The promise of cooperation has consumed him like a cancer all his life

Jiří Petz, 20 years old
Jiří Petz, 20 years old
photo: Witness´s archive

Jiří Petz was born on 26 July 1932 in Prague-Karlín into the family of Bohumil Petz, an official of the Ministry of Justice, and his wife Milada Petzová. He started school in 1939 in Bubenač, where he spent the whole war. He remembers the arrival of the German troops and their carefree behaviour and purchases after the devaluation of the crown. During the Prague Uprising he helped build barricades and witnessed the post-war violence against German civilians. He viewed the incoming Soviets in May 1945 with apprehension, as there was open talk of communism and gulags at home. He joined the Scout in 1937. After the war he returned to the Mawadani centre and became the troop’s chronicler.
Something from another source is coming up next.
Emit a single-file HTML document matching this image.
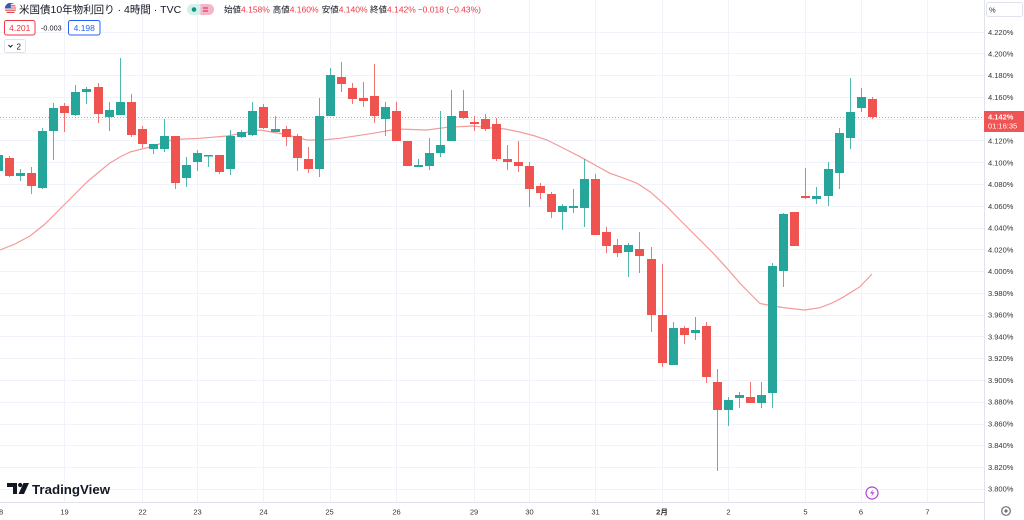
<!DOCTYPE html>
<html><head><meta charset="utf-8"><style>
html,body{margin:0;padding:0;background:#fff;}
body{width:1024px;height:520px;overflow:hidden;}
svg{display:block;}
text{font-family:"Liberation Sans","Noto Sans CJK JP",sans-serif;}
</style></head><body>
<svg width="1024" height="520" viewBox="0 0 1024 520" xmlns="http://www.w3.org/2000/svg">
<rect width="1024" height="520" fill="#fff"/>
<!-- grid -->
<g stroke="#f0f3fa" stroke-width="1" fill="none">
<path d="M0 32.5H984M0 53.5H984M0 75.5H984M0 97.5H984M0 119.5H984M0 140.5H984M0 162.5H984M0 184.5H984M0 206.5H984M0 228.5H984M0 249.5H984M0 271.5H984M0 293.5H984M0 315.5H984M0 336.5H984M0 358.5H984M0 380.5H984M0 402.5H984M0 424.5H984M0 445.5H984M0 467.5H984M0 489.5H984"/>
<path d="M64.5 0V502M142.5 0V502M197.5 0V502M263.5 0V502M330.5 0V502M396.5 0V502M474.5 0V502M529.5 0V502M595.5 0V502M662.5 0V502M728.5 0V502M805.5 0V502M861.5 0V502M927.5 0V502"/>
</g>
<!-- MA line -->
<polyline fill="none" stroke="#f49a9a" stroke-width="1.2" points="0,250 15,244 30,236 45,224 60,209 73,196 87,182 100,171 110,163 120,157 130,152 150,147 173,139.5 200,138.3 227,136 250,131.7 260,130 283,134 307,140 323,140 340,138.3 373,133.3 397,129 427,130 447,127.3 473,126 490,127.7 505,129 520,132 535,136 547,140 563,148 580,156.7 595,165 610,173.3 625,178.5 637,183.3 650,191.7 667,206.7 680,220 693,233 713,253 727,268.3 740,283.3 750,293.5 760,303.5 773,306 783,307.5 795,309 805,310 820,307.7 832,303 843,297.3 860,286.7 872,274"/>
<!-- price line -->
<path d="M0 117.5H984" stroke="#f5949b" stroke-width="1" stroke-dasharray="1 2"/>
<!-- wicks -->
<path stroke="#26a69a" stroke-width="1" stroke-opacity="0.8" fill="none" d="M-1.5 152V174M20.5 169V181M42.5 128V189M53.5 103V160M75.5 85V116M86.5 87V104M109.5 102V131M120.5 58V115M153.5 144V154M164.5 119V152M186.5 157V187M197.5 150V171M208.5 155V167M230.5 130V175M241.5 130V138M252.5 102V136M275.5 116V132M319.5 98V177M330.5 68V116M385.5 102V136M418.5 159V167M429.5 138V170M440.5 111V157M451.5 90V141M562.5 204V230M573.5 189V213M584.5 159V227M628.5 243V277M673.5 322V365M695.5 317V340M728.5 397V426M739.5 392V408M761.5 382V408M772.5 263V408M783.5 213V287M816.5 187V204M828.5 162V206M839.5 128V189M850.5 78V149M861.5 88V112"/>
<path stroke="#ef5350" stroke-width="1" stroke-opacity="0.8" fill="none" d="M9.5 156V177M31.5 167V194M64.5 103V132M98.5 83V123M131.5 94V137M142.5 126V148M175.5 136V189M219.5 155V174M263.5 104V129M286.5 126V146M297.5 134V171M308.5 147V173M341.5 62V92M352.5 83V104M363.5 82V107M374.5 64V123M396.5 102V141M407.5 141V166M463.5 90V119M474.5 116V131M485.5 114V131M496.5 118V161M507.5 145V170M518.5 141V172M529.5 162V207M540.5 183V199M551.5 192V218M595.5 174V235M606.5 227V253M617.5 239V257M639.5 232V273M651.5 247V332M662.5 264V367M684.5 326V344M706.5 322V383M717.5 369V471M750.5 382V403M794.5 212V246M805.5 168V199M872.5 97V119"/>
<!-- green bodies -->
<g fill="#26a69a">
<rect x="-6" y="155" width="9" height="16"/>
<rect x="16" y="173" width="9" height="3"/>
<rect x="38" y="131" width="9" height="57"/>
<rect x="49" y="108" width="9" height="23"/>
<rect x="71" y="92" width="9" height="23"/>
<rect x="82" y="89" width="9" height="3"/>
<rect x="105" y="110" width="9" height="7"/>
<rect x="116" y="102" width="9" height="13"/>
<rect x="149" y="144" width="9" height="5"/>
<rect x="160" y="136" width="9" height="13"/>
<rect x="182" y="165" width="9" height="13"/>
<rect x="193" y="153" width="9" height="9"/>
<rect x="204" y="155" width="9" height="1.5"/>
<rect x="226" y="136" width="9" height="33"/>
<rect x="237" y="132" width="9" height="5"/>
<rect x="248" y="111" width="9" height="24"/>
<rect x="271" y="129" width="9" height="3"/>
<rect x="315" y="116" width="9" height="53"/>
<rect x="326" y="75" width="9" height="41"/>
<rect x="381" y="107" width="9" height="12"/>
<rect x="414" y="165" width="9" height="2"/>
<rect x="425" y="153" width="9" height="13"/>
<rect x="436" y="145" width="9" height="8"/>
<rect x="447" y="116" width="9" height="25"/>
<rect x="558" y="206" width="9" height="6"/>
<rect x="569" y="206" width="9" height="2"/>
<rect x="580" y="179" width="9" height="29"/>
<rect x="624" y="245" width="9" height="7"/>
<rect x="669" y="328" width="9" height="37"/>
<rect x="691" y="330" width="9" height="3"/>
<rect x="724" y="400" width="9" height="10"/>
<rect x="735" y="395" width="9" height="3"/>
<rect x="757" y="395" width="9" height="8"/>
<rect x="768" y="266" width="9" height="127"/>
<rect x="779" y="214" width="9" height="57"/>
<rect x="812" y="196" width="9" height="3"/>
<rect x="824" y="169" width="9" height="27"/>
<rect x="835" y="133" width="9" height="40"/>
<rect x="846" y="112" width="9" height="26"/>
<rect x="857" y="97" width="9" height="11"/>
</g>
<!-- red bodies -->
<g fill="#ef5350">
<rect x="5" y="158" width="9" height="18"/>
<rect x="27" y="173" width="9" height="13"/>
<rect x="60" y="106" width="9" height="7"/>
<rect x="94" y="87" width="9" height="27"/>
<rect x="127" y="102" width="9" height="33"/>
<rect x="138" y="129" width="9" height="15"/>
<rect x="171" y="136" width="9" height="47"/>
<rect x="215" y="155" width="9" height="17"/>
<rect x="259" y="107" width="9" height="21"/>
<rect x="282" y="129" width="9" height="8"/>
<rect x="293" y="136" width="9" height="22"/>
<rect x="304" y="159" width="9" height="10"/>
<rect x="337" y="77" width="9" height="7"/>
<rect x="348" y="88" width="9" height="11"/>
<rect x="359" y="98" width="9" height="3"/>
<rect x="370" y="96" width="9" height="20"/>
<rect x="392" y="111" width="9" height="30"/>
<rect x="403" y="141" width="9" height="25"/>
<rect x="459" y="111" width="9" height="7"/>
<rect x="470" y="122" width="9" height="2"/>
<rect x="481" y="119" width="9" height="10"/>
<rect x="492" y="124" width="9" height="35"/>
<rect x="503" y="159" width="9" height="3"/>
<rect x="514" y="162" width="9" height="4"/>
<rect x="525" y="166" width="9" height="23"/>
<rect x="536" y="186" width="9" height="7"/>
<rect x="547" y="194" width="9" height="18"/>
<rect x="591" y="179" width="9" height="56"/>
<rect x="602" y="232" width="9" height="14"/>
<rect x="613" y="245" width="9" height="8"/>
<rect x="635" y="249" width="9" height="7"/>
<rect x="647" y="259" width="9" height="56"/>
<rect x="658" y="315" width="9" height="48"/>
<rect x="680" y="328" width="9" height="7"/>
<rect x="702" y="326" width="9" height="51"/>
<rect x="713" y="382" width="9" height="28"/>
<rect x="746" y="397" width="9" height="6"/>
<rect x="790" y="212" width="9" height="34"/>
<rect x="801" y="196" width="9" height="2"/>
<rect x="868" y="99" width="9" height="18"/>
</g>
<!-- axes lines -->
<path d="M0 502.5H984M984.5 0V520" stroke="#e0e3eb" stroke-width="1"/>
<!-- right axis labels -->
<g font-size="7.5" fill="#333">
<text x="988" y="35">4.220%</text>
<text x="988" y="56.5">4.200%</text>
<text x="988" y="78.2">4.180%</text>
<text x="988" y="100">4.160%</text>
<text x="988" y="143.5">4.120%</text>
<text x="988" y="165.3">4.100%</text>
<text x="988" y="187">4.080%</text>
<text x="988" y="208.8">4.060%</text>
<text x="988" y="230.5">4.040%</text>
<text x="988" y="252.3">4.020%</text>
<text x="988" y="274.1">4.000%</text>
<text x="988" y="295.8">3.980%</text>
<text x="988" y="317.6">3.960%</text>
<text x="988" y="339.3">3.940%</text>
<text x="988" y="361.1">3.920%</text>
<text x="988" y="382.9">3.900%</text>
<text x="988" y="404.6">3.880%</text>
<text x="988" y="426.4">3.860%</text>
<text x="988" y="448.1">3.840%</text>
<text x="988" y="469.9">3.820%</text>
<text x="988" y="491.7">3.800%</text>
</g>
<rect x="986.5" y="2.5" width="36" height="14" rx="2" fill="#fff" stroke="#e0e3eb"/>
<text x="989" y="12.5" font-size="7.5" fill="#333">%</text>
<!-- price label -->
<rect x="984" y="111" width="40" height="21" fill="#f05454"/>
<text x="988" y="119.5" font-size="7.5" font-weight="bold" fill="#fff">4.142%</text>
<text x="988" y="128.5" font-size="7.5" fill="#fff">01:16:35</text>
<!-- bottom axis labels -->
<g font-size="7.5" fill="#333" text-anchor="middle">
<text x="-1" y="514.5">18</text>
<text x="64.5" y="514.5">19</text>
<text x="142.5" y="514.5">22</text>
<text x="197.5" y="514.5">23</text>
<text x="263.5" y="514.5">24</text>
<text x="329.5" y="514.5">25</text>
<text x="396.5" y="514.5">26</text>
<text x="474" y="514.5">29</text>
<text x="529.5" y="514.5">30</text>
<text x="595.5" y="514.5">31</text>
<text x="662" y="514.5" font-weight="bold">2月</text>
<text x="728.5" y="514.5">2</text>
<text x="805.5" y="514.5">5</text>
<text x="861" y="514.5">6</text>
<text x="927.5" y="514.5">7</text>
</g>
<!-- settings icon -->
<circle cx="1006" cy="511" r="4.3" fill="none" stroke="#6a6d78" stroke-width="1.2"/>
<circle cx="1006" cy="511" r="1.6" fill="#6a6d78"/>
<!-- lightning icon -->
<circle cx="872" cy="493" r="6" fill="#fff" stroke="#b042d1" stroke-width="1.2"/>
<path d="M873.5 489 L870 493.5 H872.5 L871 497 L874.5 492.3 H872 Z" fill="#b042d1"/>
<!-- TV logo -->
<path d="M7 483H17V494H13V487H7Z" fill="#131722"/>
<circle cx="20.2" cy="485" r="2.1" fill="#131722"/>
<path d="M23.5 483H29L24 494H18.5Z" fill="#131722"/>
<text x="32" y="494" font-size="13.3" font-weight="bold" fill="#131722">TradingView</text>
<!-- header -->
<defs><clipPath id="fc"><circle cx="10.5" cy="8.5" r="5.6"/></clipPath></defs>
<g clip-path="url(#fc)">
<rect x="4" y="2" width="14" height="14" fill="#fff"/>
<path d="M4 3.6H18M4 5.8H18M4 8H18M4 10.2H18M4 12.4H18M4 14.6H18" stroke="#e0424b" stroke-width="1.1"/>
<rect x="4" y="2" width="6.8" height="6.5" fill="#3b5ba9"/>
</g>
<text x="19" y="13" font-size="10.5" fill="#131722">米国債10年物利回り · 4時間 · TVC</text>
<rect x="187" y="4" width="27" height="11" rx="5.5" fill="#d6efe9"/>
<path d="M200.5 4H208.5A5.5 5.5 0 0 1 208.5 15H200.5Z" fill="#f6b6c8"/>
<circle cx="194" cy="9.5" r="2.3" fill="#089981"/>
<path d="M203 8H208M203 11H208" stroke="#d81b60" stroke-width="1"/>
<g font-size="8.5">
<text x="224" y="12.5" fill="#131722">始値<tspan fill="#f23645">4.158%</tspan></text>
<text x="272.7" y="12.5" fill="#131722">高値<tspan fill="#f23645">4.160%</tspan></text>
<text x="321.7" y="12.5" fill="#131722">安値<tspan fill="#f23645">4.140%</tspan></text>
<text x="370" y="12.5" fill="#131722">終値<tspan fill="#f23645">4.142%</tspan></text>
<text x="417.7" y="12.5" fill="#f23645">−0.018 (−0.43%)</text>
</g>
<rect x="4.5" y="20.5" width="30.5" height="14.5" rx="2" fill="#fff" stroke="#f23645"/>
<text x="19.75" y="30.8" font-size="8.5" fill="#f23645" text-anchor="middle">4.201</text>
<text x="41" y="30.5" font-size="7.3" fill="#131722">-0.003</text>
<rect x="68.5" y="20.5" width="31.5" height="14.5" rx="2" fill="#fff" stroke="#2962ff"/>
<text x="84.25" y="30.8" font-size="8.5" fill="#2962ff" text-anchor="middle">4.198</text>
<rect x="4.5" y="39.5" width="21" height="13" rx="2" fill="#fff" stroke="#e0e3eb"/>
<path d="M8.5 45 L10.5 47 L12.5 45" fill="none" stroke="#131722" stroke-width="1"/>
<text x="16.5" y="49.5" font-size="8" fill="#131722">2</text>
</svg>
</body></html>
After scouting was banned in 1948, the young men met illegally with the later dissident Jiří Nemec, organizing philosophical seminars and buying banned literature. On April 13, 1950, he accidentally witnessed Action K during the raid on a Jesuit monastery. After graduating from secondary school in 1951, he worked as a laboratory technician, then studied medicine and in 1954 transferred to the newly founded Faculty of Hygiene. The turning point came in 1958, when before graduation he signed a binding act under pressure and became a State Security agent. He was to observe to the scout leader Miloš Blažek and eventually provide information in the field of health care. However, he refused to cooperate after he was posted to Slovakia in 1959, faced threats, and eventually left for alternative military service. His file was deposited in the archives in December of that year. From 1961, the witness worked for four years as a district sanitary officer in Tachov, then at the Academy of Sciences at the Cabinet of Theory of Architecture and Environmental Design and later at the Institute of Landscape Ecology. Standardisation brought him interrogations and professional pressures, but nobody demanded his cooperation any more. From 1986, he worked in health statistics at the District National Health Centre (OÚNZ) and the Institute of Health Information and Statistics (ÚZIS) until 1995, when he retired. For a long time only his wife knew about the signing of the collaboration; he did not confide in his daughters until he was 84 years old. In 2026 he was living in Prague.